A few weeks ago, after attending a court hearing on whether or not Blago's case can be appealed, his wife, Patti, lamented his absence during the upcoming holidays.  "He will be missed. We're going into our second Christmas without him."



I get it.  My father-in-law was missed during our Christmas dinner.  It will never be the same again.  My brother didn't come in for Christmas.  He decided to stay in California.  I missed him very much.  We always made time for a movie marathon.  Just not the same. 



When I heard Patti's comment, I laughed.  My dear, we ALL miss Blago.  No laughable quotes.  No vision of him jogging along.  Nothing.  Governor Quinn is a bore.  Sort of like Queen Elizabeth.  He shows up at every opening where a camera is present and he waves.  Oh, Patti.  It's just not the same. 

Thursday, January 2, 2014

Snowed In

My brother lives in California.  He was thrilled one day when it started to rain.  "I can't tell you how depressing it gets around here.  Sunshine, day after day." 


I'm really sad for him.  I've been living in an igloo yesterday, today, and probably for the next few days.  -14 is the projected temperature.  We're being warned that if we don't finish shoveling, we'll be facing sheets of ice on the driveway.  Chicago never fails to impress.



It's beautiful here.  The trees are covered with snow.  But, "the weather outside is frightful..inside it's delightful."  I stayed in my jammies all New Year's Day.  No one to tell me that I need to put on my orange jumpsuit and go to the bathroom.  No excuse.  No guilt.  A son to shovel the driveway. Enjoying my freedom. 

Wednesday, January 1, 2014

"Where There Is Darkness...."

Happy NEW Year.  So glad I didn't stay home last night.  Our trip to the casino proved to be more fun than I imagined.  I came home with more money than I left with and the live band forced me to remember how to dance the hustle. 

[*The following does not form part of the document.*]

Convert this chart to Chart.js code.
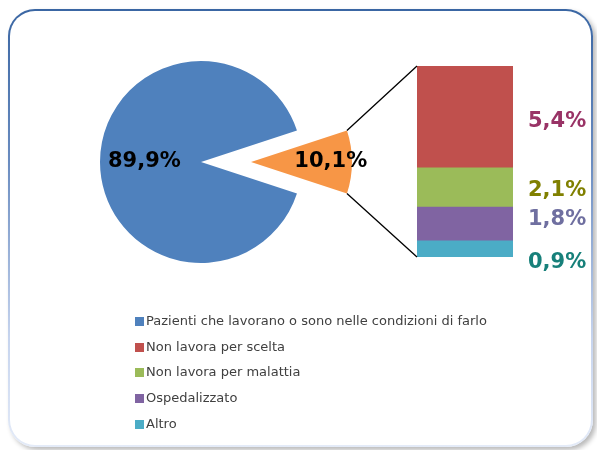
<!DOCTYPE html>
<html>
<head>
<meta charset="utf-8">
<script src="https://cdn.jsdelivr.net/npm/chart.js@4.4.1/dist/chart.umd.min.js"></script>
<style>
  html, body { margin: 0; padding: 0; background: #fff; }
  #wrap { position: relative; width: 597px; height: 450px; overflow: hidden; background: #fff; }
  #frame {
    position: absolute; left: 8px; top: 9px; width: 585px; height: 438px;
    border-radius: 27px;
    background: linear-gradient(#3a66a3, #6a8cc0 35%, #c6d4ee 75%, #e4ebf8);
    box-shadow: 3px 3px 5px rgba(0, 0, 0, 0.28);
  }
  #frame .inner {
    position: absolute; left: 2px; top: 2px; right: 2px; bottom: 2px;
    border-radius: 25px; background: #fff;
  }
  canvas { position: absolute; left: 0; top: 0; }
  #legend {
    position: absolute; left: 135px; top: 308px;
    font-family: "DejaVu Sans", sans-serif; font-size: 13px; color: #404040;
  }
  #legend div { height: 25.7px; line-height: 25.7px; white-space: nowrap; }
  #legend span {
    display: inline-block; width: 9px; height: 9px; margin-right: 2px; vertical-align: -1px;
  }
</style>
</head>
<body>
<div id="wrap">
  <div id="frame"><div class="inner"></div></div>
  <canvas id="pieMain" width="597" height="450"></canvas>
  <canvas id="pieOut" width="597" height="450"></canvas>
  <canvas id="bar" width="597" height="450"></canvas>
  <div id="legend"></div>
</div>
<script>
// --- data ---
const categories = [
    'Pazienti che lavorano o sono nelle condizioni di farlo',
    'Non lavora per scelta',
    'Non lavora per malattia',
    'Ospedalizzato',
    'Altro'
];
const pieValues = [89.9, 10.1];      // lavorano / non lavorano
const barValues = [5.4, 2.1, 1.8, 0.9]; // dettaglio del 10,1%

// --- styles ---
const BLUE = '#4F81BD', ORANGE = '#F79646';
const barColors = ['#C0504D', '#9BBB59', '#8064A2', '#4BACC6'];
const barLabelColors = ['#993366', '#808000', '#6F6FA0', '#17807A'];
const legendColors = [BLUE].concat(barColors);

const W = 597, H = 450;
const CX = 201, CY = 162, R = 101, EXPLODE = 50;
const BAR = { left: 417, right: 513, top: 66, bottom: 257 };
const LABEL_FONT = 'bold 21px "DejaVu Sans"';

function fmt(v) {
    return v.toFixed(1).replace('.', ',') + '%';
}

// start so that the small slice is centred on the right (3 o'clock)
const total = pieValues[0] + pieValues[1];
const rotation = 90 + (pieValues[1] / total) * 180;

function piePadding(cx) {
    return { left: cx - R, right: W - cx - R, top: CY - R, bottom: H - CY - R };
}

// label on a slice, at a fraction of the radius along its middle angle
function sliceLabel(index, frac) {
    return {
        id: 'sliceLabel' + index,
        afterDatasetsDraw(chart) {
            const arc = chart.getDatasetMeta(0).data[index];
            const mid = (arc.startAngle + arc.endAngle) / 2;
            const ctx = chart.ctx;
            ctx.save();
            ctx.font = LABEL_FONT;
            ctx.fillStyle = '#000';
            ctx.textAlign = 'center';
            ctx.textBaseline = 'middle';
            ctx.fillText(fmt(pieValues[index]),
                arc.x + Math.cos(mid) * arc.outerRadius * frac,
                arc.y + Math.sin(mid) * arc.outerRadius * frac);
            ctx.restore();
        }
    };
}

function pieConfig(cx, colors, labelPlugin) {
    return {
        type: 'pie',
        data: {
            labels: [categories[0], 'Non lavora'],
            datasets: [{
                data: pieValues,
                backgroundColor: colors,
                borderWidth: 0,
                radius: R
            }]
        },
        options: {
            responsive: false,
            animation: false,
            events: [],
            rotation: rotation,
            layout: { padding: piePadding(cx) },
            plugins: { legend: { display: false }, tooltip: { enabled: false } }
        },
        plugins: [labelPlugin]
    };
}

// main pie (blue slice) and the exploded small slice drawn 50px to the right
new Chart(document.getElementById('pieMain'),
    pieConfig(CX, [BLUE, 'rgba(0,0,0,0)'], sliceLabel(0, 0.56)));
const pieOut = new Chart(document.getElementById('pieOut'),
    pieConfig(CX + EXPLODE, ['rgba(0,0,0,0)', ORANGE], sliceLabel(1, 0.79)));

// connectors from the small slice to the bar, and value labels next to the bar
const barExtras = {
    id: 'barExtras',
    afterDatasetsDraw(chart) {
        const ctx = chart.ctx;
        const area = chart.chartArea;
        const arc = pieOut.getDatasetMeta(0).data[1];

        ctx.save();
        ctx.strokeStyle = '#000';
        ctx.lineWidth = 1.3;
        ctx.beginPath();
        ctx.moveTo(arc.x + Math.cos(arc.startAngle) * arc.outerRadius,
                   arc.y + Math.sin(arc.startAngle) * arc.outerRadius);
        ctx.lineTo(area.left, area.top);
        ctx.moveTo(arc.x + Math.cos(arc.endAngle) * arc.outerRadius,
                   arc.y + Math.sin(arc.endAngle) * arc.outerRadius);
        ctx.lineTo(area.left, area.bottom);
        ctx.stroke();

        // nudges keep the small labels apart, like the original
        const nudge = [5, 4, -4, 14];
        ctx.font = LABEL_FONT;
        ctx.textAlign = 'left';
        ctx.textBaseline = 'middle';
        chart.data.datasets.forEach((ds, i) => {
            const bar = chart.getDatasetMeta(i).data[0];
            ctx.fillStyle = barLabelColors[i];
            ctx.fillText(fmt(ds.data[0]), area.right + 15, (bar.y + bar.base) / 2 + nudge[i]);
        });
        ctx.restore();
    }
};

new Chart(document.getElementById('bar'), {
    type: 'bar',
    data: {
        labels: [''],
        datasets: barValues.map((v, i) => ({
            label: categories[i + 1],
            data: [v],
            backgroundColor: barColors[i],
            borderWidth: 0,
            barPercentage: 1,
            categoryPercentage: 1
        }))
    },
    options: {
        responsive: false,
        animation: false,
        events: [],
        layout: {
            padding: { left: BAR.left, right: W - BAR.right, top: BAR.top, bottom: H - BAR.bottom }
        },
        scales: {
            x: { display: false, stacked: true },
            y: {
                display: false, stacked: true, reverse: true,
                min: 0, max: barValues.reduce((a, b) => a + b, 0)
            }
        },
        plugins: { legend: { display: false }, tooltip: { enabled: false } }
    },
    plugins: [barExtras]
});

// legend
const legend = document.getElementById('legend');
categories.forEach((name, i) => {
    const row = document.createElement('div');
    const box = document.createElement('span');
    box.style.background = legendColors[i];
    row.appendChild(box);
    row.appendChild(document.createTextNode(name));
    legend.appendChild(row);
});
</script>
</body>
</html>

As I met friends and family over Christmas, the same theme ran through the conversations.  "Wow.  It's already been a year.  Time goes by so fast.  I might as well keep the lights up all year."  The only family that loves this conversation is Blago's family.  Time really is just flying by.  If I don't make plans, if I don't commit to do something, I'll be greeting my cousin same time, same place with the same old retort;  "I'm fine.  Nothing new." 



This past year I actually pursued getting an advanced degree in my field.  I'm certified in an area of study and I would not have done this had I not had the overwhelming feeling that I must "accomplish" things by the time Blago gets out of prison.  Crazy, but this is working for me.  Tribune columnist, Mary Schmich, was moved by something her mother said as she was dying.  "Even the terrible things seem beautiful to me now."  No disrespect, but I felt the same way when I watched Blago go through those prison doors.  He probably felt the same way as he looked over his shoulder. 

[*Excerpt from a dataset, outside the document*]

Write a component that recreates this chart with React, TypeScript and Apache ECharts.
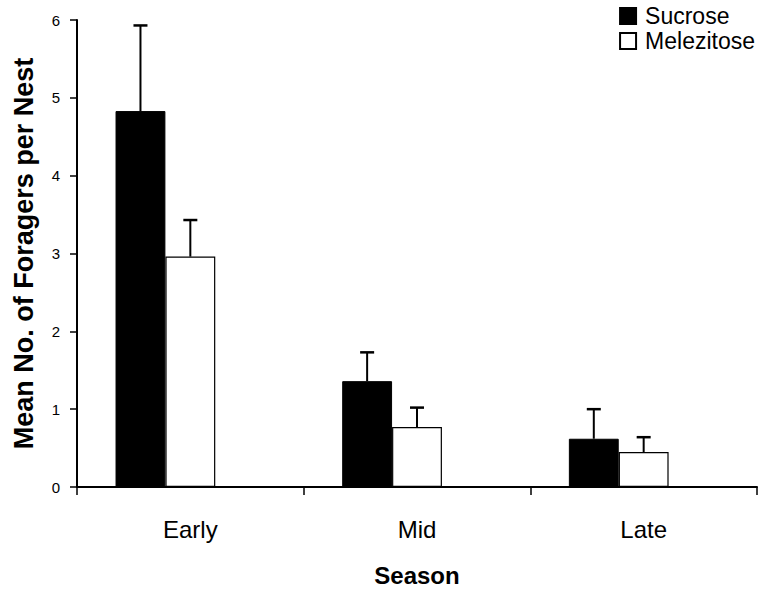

I was catching up on Blago's legal woes.  In December a panel of three judges agreed to decide on Blagojevich's appeal.  Judge Ilana Rovner is on that panel.  Hold on. This is a rough transition.  St. Francis of Assisi is a great source of inspiration to me.  He wrote, "A single sunbeam is enough to drive away many shadows."  Rovner could be Blago's sunbeam.  His ray of hope. 

Years and years ago, in my past life, I had the pleasure of meeting Judge Rovner.  I complimented her on her great looking legs.  I really did.  She smiled, thanked me, and said, "I'm just grateful to have legs."  That thought turned out to be my own sunbeam.  Shortly after that meeting, I broke my knee in several places while skiing in Colorado.   I have a scar on my leg that is a constant reminder of that day, but I never felt sorry for myself.  "I'm just grateful to have my leg."

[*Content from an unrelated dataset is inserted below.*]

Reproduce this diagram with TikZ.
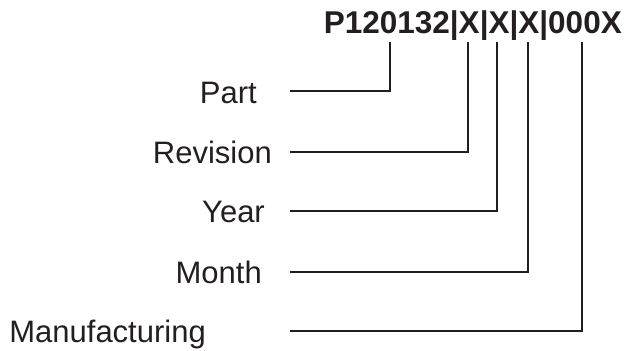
\documentclass[tikz,border=0pt]{standalone}
\usepackage{fontspec}
\setmainfont{Liberation Sans}
\definecolor{ink}{HTML}{231F20}
\begin{document}
\begin{tikzpicture}[x=1pt,y=-1pt,
  lbl/.style={anchor=base east, inner sep=0pt, text=ink, font=\fontsize{31}{37}\selectfont},
  code/.style={anchor=base east, inner sep=0pt, text=ink, font=\fontsize{31.5}{37}\selectfont\bfseries},
  conn/.style={draw=ink, line width=2pt}]
\useasboundingbox (0,0) rectangle (627,351);
\node[code] (code) at (622,33) {P120132|X|X|X|000X};
% labels
\node[lbl] (part) at (257,103) {Part};
\node[lbl] (rev) at (272,163) {Revision};
\node[lbl] (year) at (265,222) {Year};
\node[lbl] (month) at (262,283) {Month};
\node[lbl] (manu) at (206,342) {Manufacturing};
% line starts
\coordinate (pS) at (290,91);
\coordinate (rS) at (290,152);
\coordinate (yS) at (290,211);
\coordinate (mS) at (290,272);
\coordinate (fS) at (290,331);
% line tops under the code
\coordinate (pT) at (390,42);
\coordinate (rT) at (468,42);
\coordinate (yT) at (497,42);
\coordinate (mT) at (528,42);
\coordinate (fT) at (582,42);
\draw[conn] (pS) -| (pT);
\draw[conn] (rS) -| (rT);
\draw[conn] (yS) -| (yT);
\draw[conn] (mS) -| (mT);
\draw[conn] (fS) -| (fT);
\end{tikzpicture}
\end{document}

Rovner asked the prosecutors, "Where is the line that differentiates legal horse trading from a federal offense that puts you in prison?"  That's going to be a tough question to answer.  Blago feels the warmth from the sunbeam.

In the meantime, I have to figure out if I can afford to live in Cook County.  I love my house, but the taxes are crippling us.  The casino didn't pay off that much. If Blago had been paying attention to running Illinois instead of jerking off, our state would not be in the deep hole it's in.  That's what I have to plan this year.  My escape from Illinois tax.